Table of Contents
Managing your own accounting can be a full-time job in itself. When you’re busy growing a business, thinking about tax time is something you may not want to deal with. Even if you hire an outside organization to manage your accounting and taxes, as a small business owner you’ll have to take some steps to prepare for tax season. Make it easy for everyone involved by streamlining your tax preparation this year.
Technology to Help with Tax Preparation
There is an app for just about everything these days. Make tax prep easy throughout the year by managing different aspects of your accounting through your smart phone or tablet. Receipt-filing software makes it easier to keep track of all those slips of paper. For example, Shoeboxed is one company that scans and organizes paper receipts that you mail in.
This takes the pressure off of you and frees you up to do the more important tasks that drew you into entrepreneurship in the first place. With Expensive, an app available for iOS and Android devices, users can scan their receipts and combine them into expense records. The app even integrates with your account statements. You can also snap photos of all your receipts and store them manually on your phone or computer. File them by date and it will be easy to find the records you need. Your accountant or tax prepared will appreciate receiving all of your expenses in an easy-to-manage format.
Checklists of Other Records
Purchase receipts aren’t the only records you need to keep track of before tax season rolls around; it’s important to track income, cost of goods sold and other expenses as well.
Most small businesses can easily create reports from their point-of-sale software. Keep all of your sales records, invoices and credit memos in one place. Keep a running total of your income as the year goes by so you’re not surprised come tax season. If you own a retail store that deals with inventory, you’ll need to track your inventory flow throughout the year.
Record the value of the inventory at the beginning of the year, monitor inventory purchases and add up the value of the inventory at the end of the year. Make sure you document any items that are removed for personal use or discarded due to damage. All of your expenses should be documented throughout the year. Below is a list of typical expenses a small business pays other than supplies and materials purchased at stores:
- Advertising and marketing costs, including printing of pamphlets and business cards.
- Utility bills, including power, water, trash, Internet and telephone.
- Travel expenses, including local parking and taxi expenses as well as hotel, meal and tip costs when traveling out of town.
- Professional fees, including consulting and accounting costs.
- Wages and payroll taxes.
This is not an exhaustive list. You should check with a tax professional to determine exactly what expenses your business should monitor throughout the year.
Don’t Make Mistakes
Dealing with tax season is easier if you do everything right the first time. Avoiding some common pitfalls can help things go smoothly when it comes time to file your taxes. One of the major challenges small business owners deal with is payroll tax. If you don’t deposit your payroll taxes correctly, you could end up paying IRS penalties.
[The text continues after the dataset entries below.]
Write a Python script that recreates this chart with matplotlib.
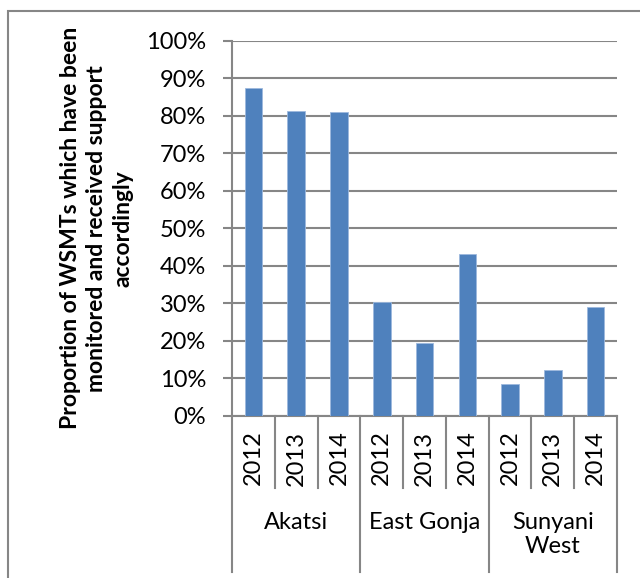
import matplotlib
matplotlib.use("Agg")
import matplotlib.pyplot as plt
from matplotlib.patches import Rectangle
from matplotlib.ticker import PercentFormatter

# WSMT monitoring by district and year
districts = ["Akatsi", "East Gonja", "Sunyani\nWest"]
years = ["2012", "2013", "2014"]
akatsi = [87.3, 81.3, 81.0]
east_gonja = [30.4, 19.3, 43.1]
sunyani_west = [8.4, 12.3, 28.9]

values = akatsi + east_gonja + sunyani_west
year_labels = years * len(districts)

plt.rcParams['font.family'] = ['Lato', 'DejaVu Sans']
grey = "#868686"
blue = "#4F81BD"

fig = plt.figure(figsize=(6.4, 5.78), dpi=100)
ax = fig.add_axes([0.3625, 0.2808, 0.6016, 0.6488])

x = list(range(len(values)))
ax.bar(x, values, width=0.41, color=blue, edgecolor="#9DB9DE", linewidth=0.6, zorder=3)

ax.set_xlim(-0.5, len(values) - 0.5)
ax.set_ylim(0, 100)
ax.set_yticks(range(0, 101, 10))
ax.yaxis.set_major_formatter(PercentFormatter(decimals=0))
ax.tick_params(axis="y", labelsize=17, length=6.5, width=1.5, color=grey, pad=12)
ax.set_xticks([])
ax.grid(axis="y", color=grey, linewidth=1.5, zorder=0)

for side in ["top", "right"]:
    ax.spines[side].set_visible(False)
for side in ["left", "bottom"]:
    ax.spines[side].set_color(grey)
    ax.spines[side].set_linewidth(1.5)

ax.set_ylabel("Proportion of WSMTs which have been\nmonitored and received support\naccordingly",
              fontsize=16.5, fontweight="bold", labelpad=9, linespacing=1.32)

# two-level category axis: years under each bar, districts underneath
trans = ax.get_xaxis_transform()
for i in range(len(values) + 1):
    pos = i - 0.5
    low = -0.417 if i % 3 == 0 else -0.193
    ax.plot([pos, pos], [0, low], color=grey, linewidth=1.5, transform=trans, clip_on=False)

for i, lab in enumerate(year_labels):
    ax.text(i, -0.113, lab, rotation=90, ha="center", va="center", fontsize=17,
            transform=trans)

for g, name in enumerate(districts):
    ax.text(g * 3 + 1, -0.257, name, ha="center", va="top", fontsize=17,
            linespacing=1.2, transform=trans)

# chart area border
fig.patches.append(Rectangle((0.0125, -0.1), 1.2, 0.1 + 0.981, transform=fig.transFigure,
                             fill=False, edgecolor=grey, linewidth=1.5))

fig.savefig("out.png", dpi=100)
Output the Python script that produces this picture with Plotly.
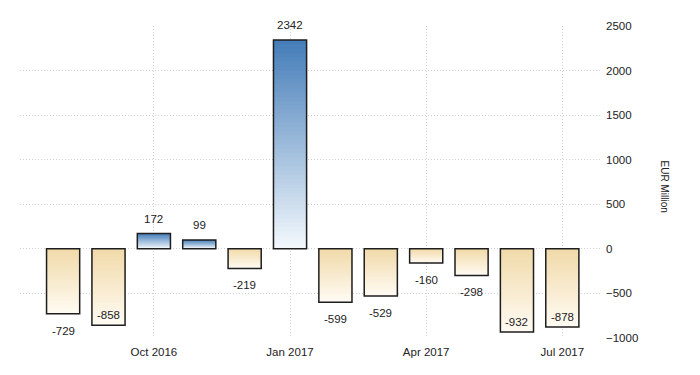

Hire a professional to manage your payroll
Hire a professional to manage your payroll so you don’t have to worry about whether you’re processing it correctly. Another mistake commonly made by business owners is exaggerating deductions. If your expenses have increased significantly, you might spark the interest of the IRS. Likewise, if your expenses are significantly higher than other businesses in your industry, you could increase your chances for an audit.
What Is The professional Role
A professional will be able to help you determine which expenses can be deducted. Preparing for tax time doesn’t have to be stressful. If you schedule time each week to go through your records, file receipts, reconcile accounts and make sure your information is up to date, you won’t have to catch up at tax season. In addition, if you do come across a discrepancy, it will be easier to investigate when it’s fresh. Trying to figure out what went wrong eight months ago can leave you running in circles.